Hear, here! I consider myself to be pretty conservative and I almost always support Republican positions. However, I don’t believe for a moment that our national security would be at risk if NSA, et al, had to obtain warrants for surveillance. It simply isn’t necessary to create these grotesque compromises in the law. Who watches the watchers? That’s the question. The answer seems to be, “No one.”
Meanwhile, Curt over at Flopping Aces is gloating big-time and has some fun with Christopher Dodd, one of the few senators to oppose the bill in a meaningful way:
First, we are NOT giving up any liberties. I doubt Sen. Dodd raises much of a fuss when he goes through customs upon entering and leaving this country. Or when his luggage and personal property is subject to a warrantless search through that same customs line. No, he doesn’t raise a fuss because he understands it is patently legal and justified.

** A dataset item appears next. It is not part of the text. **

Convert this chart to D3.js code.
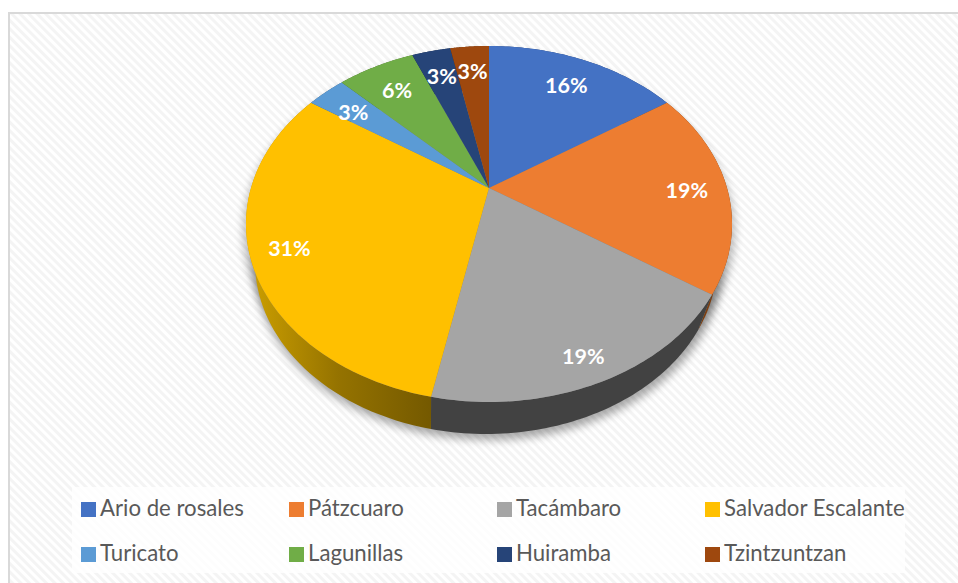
<!DOCTYPE html>
<html><head><meta charset="utf-8">
<style>html,body{margin:0;padding:0;background:#fff}svg{display:block}</style>
<script src="https://cdn.jsdelivr.net/npm/d3@7"></script></head>
<body><svg id="c" width="958" height="583"></svg>
<script>
const categories=["Ario de rosales","Pátzcuaro","Tacámbaro","Salvador Escalante","Turicato","Lagunillas","Huiramba","Tzintzuntzan"];
const values=[5,6,6,10,1,2,1,1];
const labels=["16%","19%","19%","31%","3%","6%","3%","3%"];
const colors=["#4472c4","#ed7d31","#a5a5a5","#ffc000","#5b9bd5","#70ad47","#264478","#9e480e"];
const sideColors=["#2a4476","#7e3f10","#424242","#8f6f00","#375d80","#43682a","#172948","#5f2b08"];

const svg=d3.select("#c"),defs=svg.append("defs");
const pat=defs.append("pattern").attr("id","hatch").attr("width",6).attr("height",6)
 .attr("patternUnits","userSpaceOnUse").attr("patternTransform","rotate(45)");
pat.append("rect").attr("width",6).attr("height",6).attr("fill","#ffffff");
pat.append("rect").attr("width",6).attr("height",3).attr("fill","#f4f4f4");
defs.append("filter").attr("id","blur").attr("x","-10%").attr("y","-10%").attr("width","120%").attr("height","120%")
 .append("feGaussianBlur").attr("stdDeviation",4);
const g=defs.append("linearGradient").attr("id","yside").attr("gradientUnits","userSpaceOnUse")
 .attr("x1",258).attr("x2",435).attr("y1",0).attr("y2",0);
[[0,"#c79b00"],[0.45,"#957300"],[1,"#735800"]].forEach(s=>g.append("stop").attr("offset",s[0]).attr("stop-color",s[1]));

svg.append("rect").attr("width",958).attr("height",583).attr("fill","#fff");
svg.append("rect").attr("x",9).attr("y",13).attr("width",960).attr("height",580)
 .attr("fill","url(#hatch)").attr("stroke","#d9d9d9").attr("stroke-width",2);

// perspective projection of the pie's circular top
const cx=489,apexY=188,k=238,a=170.7,c=-0.2022;
const ecy=224,ery=178,erx=243,bcx=486,bcy=262,bry=172,brx=231;
const rimTop=t=>{const X=Math.sin(t),Y=-Math.cos(t),d=1+c*Y;return [cx+k*X/d,apexY+a*Y/d];};
const rimBot=t=>{const p=rimTop(t);return [bcx+(p[0]-cx)*brx/erx,bcy+(p[1]-ecy)*bry/ery];};
const arcs=d3.pie().sort(null)(values);
const line=d3.line();
const samples=(s,e)=>d3.range(0,61).map(i=>s+(e-s)*i/60);

svg.append("ellipse").attr("cx",bcx+2).attr("cy",bcy+3).attr("rx",brx+3).attr("ry",bry+3)
 .attr("fill","#000").attr("opacity",.33).attr("filter","url(#blur)");
svg.append("ellipse").attr("cx",cx).attr("cy",ecy+8).attr("rx",erx+3).attr("ry",ery+2)
 .attr("fill","#000").attr("opacity",.25).attr("filter","url(#blur)");

svg.append("g").selectAll("path").data(arcs).join("path")
 .attr("d",d=>{const ts=samples(d.startAngle,d.endAngle);
   return line(ts.map(rimTop).concat(ts.slice().reverse().map(rimBot)))+"Z";})
 .attr("fill",(d,i)=>i===3?"url(#yside)":sideColors[i]);
svg.append("g").selectAll("path").data(arcs).join("path")
 .attr("d",d=>line([[cx,apexY]].concat(samples(d.startAngle,d.endAngle).map(rimTop)))+"Z")
 .attr("fill",(d,i)=>colors[i]);

const labelR=[.76,.76,.78,.72,.93,.83,.90,.9];
const labelDx=[5,17,7,-28,16,2,5,1], labelDy=[-6,2,17,9,13,3,11,10];
svg.append("g").selectAll("text").data(arcs).join("text")
 .attr("x",(d,i)=>rimTop((d.startAngle+d.endAngle)/2)[0]*labelR[i]+cx*(1-labelR[i])+labelDx[i])
 .attr("y",(d,i)=>rimTop((d.startAngle+d.endAngle)/2)[1]*labelR[i]+apexY*(1-labelR[i])+labelDy[i])
 .attr("text-anchor","middle").attr("dominant-baseline","central")
 .attr("font-family","Lato, sans-serif").attr("font-weight",700).attr("font-size",21.5).attr("fill","#fff")
 .text((d,i)=>labels[i]);

svg.append("rect").attr("x",72).attr("y",487).attr("width",833).attr("height",86).attr("fill","#fff").attr("opacity",.8);
const col=d3.scalePoint().domain(d3.range(4)).range([81,705]);
const row=d3.scalePoint().domain([0,1]).range([509.5,554.5]);
const leg=svg.append("g").selectAll("g").data(categories).join("g")
 .attr("transform",(d,i)=>`translate(${col(i%4)},${row(Math.floor(i/4))})`);
leg.append("rect").attr("x",0).attr("y",-7.5).attr("width",15).attr("height",15).attr("fill",(d,i)=>colors[i]);
leg.append("text").attr("x",19).attr("y",6.5)
 .attr("font-family","Lato, sans-serif").attr("font-size",22.2).attr("fill","#595959").text(d=>d);
</script></body></html>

Customs searches may be legal but are they justified? Highly debatable. The fact that Americans submit to a requirement of the law because it’s not worth the trouble to complain and/or they lack the resources to do so effectively has nothing to do with whether the law is justified. Rather, it is merely a fait accompli that we tolerate. Our children will have to learn to regard the absence of privacy in electronic communications the same way, it seems.
As Curt predicts, the House will stop whining about the Senate’s bill and bow to the inevitable soon enough. Why? Because the actual threat of terrorism is high enough that the Democrats have been frightened into following the president’s lead on this issue, up to and past the point of good sense. There is no fight left in them, it seems, even when they have to chance to do something good for the future of the nation.